Banda Aceh, 15 Syawwal 1436/31 Juli 2015 (MINA) – Direktur Rumoh Aceh Manuscript, Tarmizi A. Hamid, mengatakan, Aceh yang pernah berjaya sebagai pusat peradaban Islam di Asia Tenggara diharapkan dapat membangun kembali tradisi keilmuan Islam yang selama ini telah hilang akibat tergerus zaman dan minimnya kepedulian pemerintah.

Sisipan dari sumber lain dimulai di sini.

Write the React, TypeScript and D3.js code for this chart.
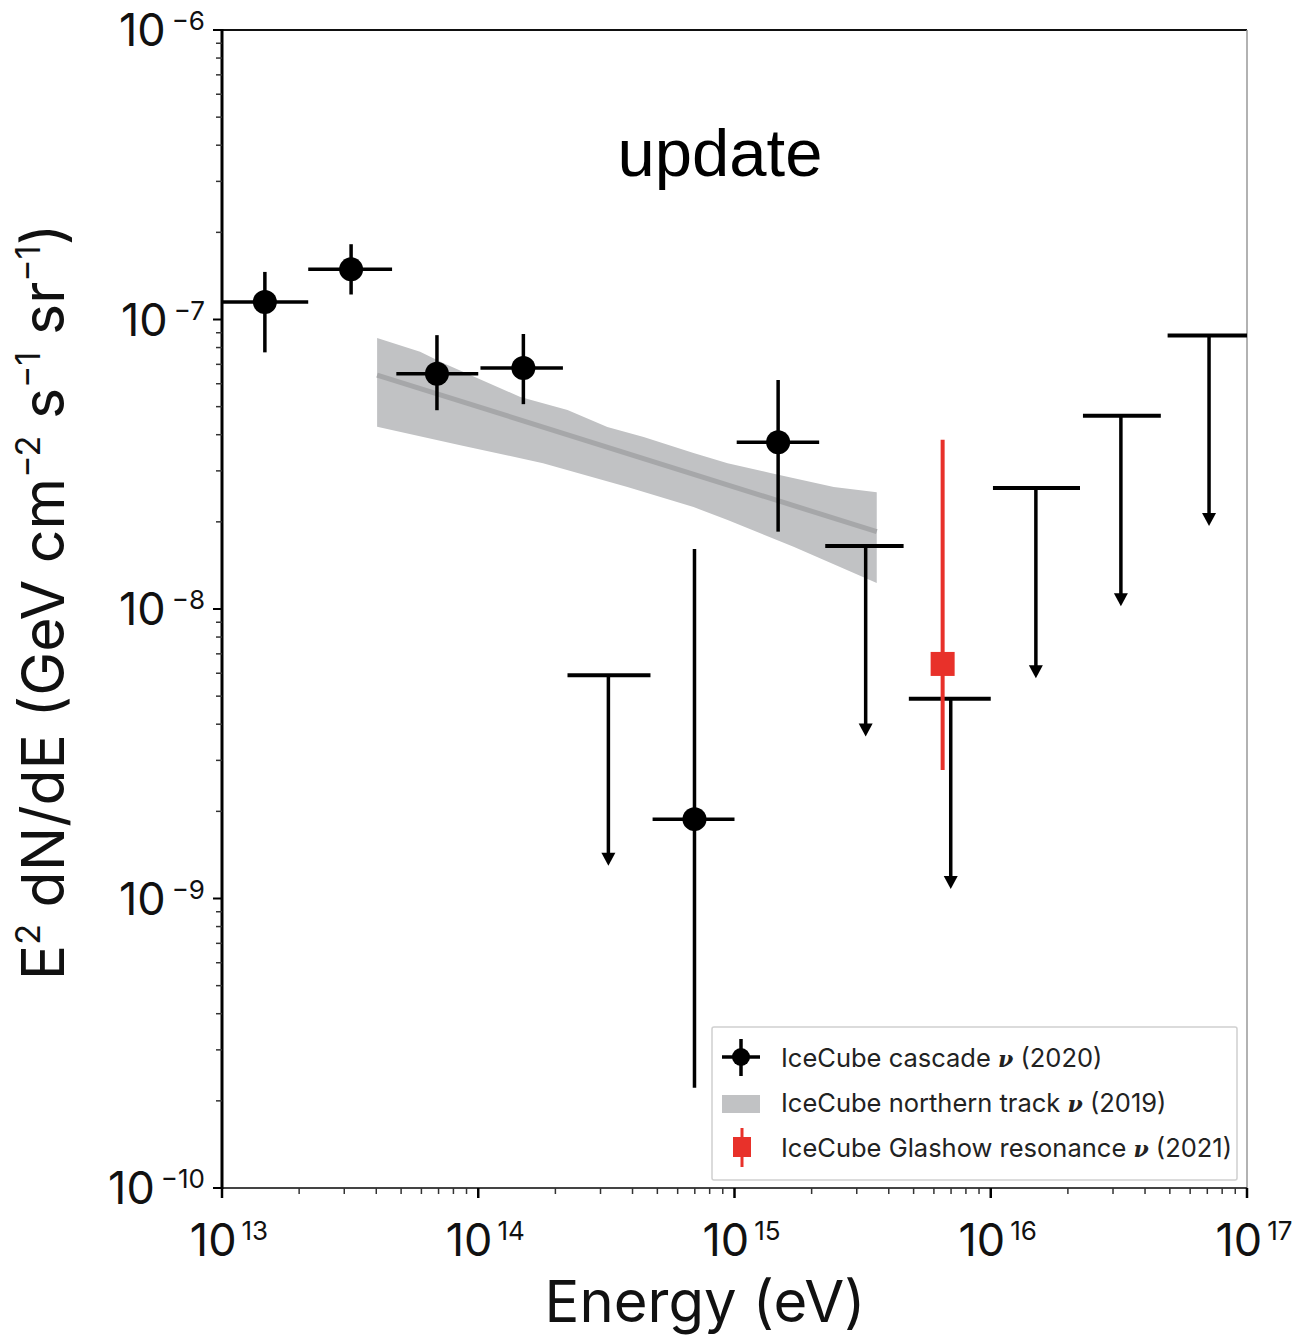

“Hal ini perlu menjadi perhatian semua pihak dalam upaya membangkitkan kembali keilmuan Islam di Aceh, sehingga bisa disegani dunia luar sebagaimana zaman Kesultanan Aceh dahuku,” demikian Tarmizi dalam keterangan yang diterima Mi’raj Islamic News Agency (MINA), Jumat.
Ia mengungkapkan, tinta emas para intelektual Islam masa lalu sekaliber Hamzah Fansury, Syekh Nuruddin Ar-Raniry, Syekh Abdul Rauf As-Singkili (Tgk Syiahkuala) dan ulama lintas zaman lainnya, yang ditulis di media kertas telah menghiasi keilmuan Islam yang sangat tinggi di sentero Asia.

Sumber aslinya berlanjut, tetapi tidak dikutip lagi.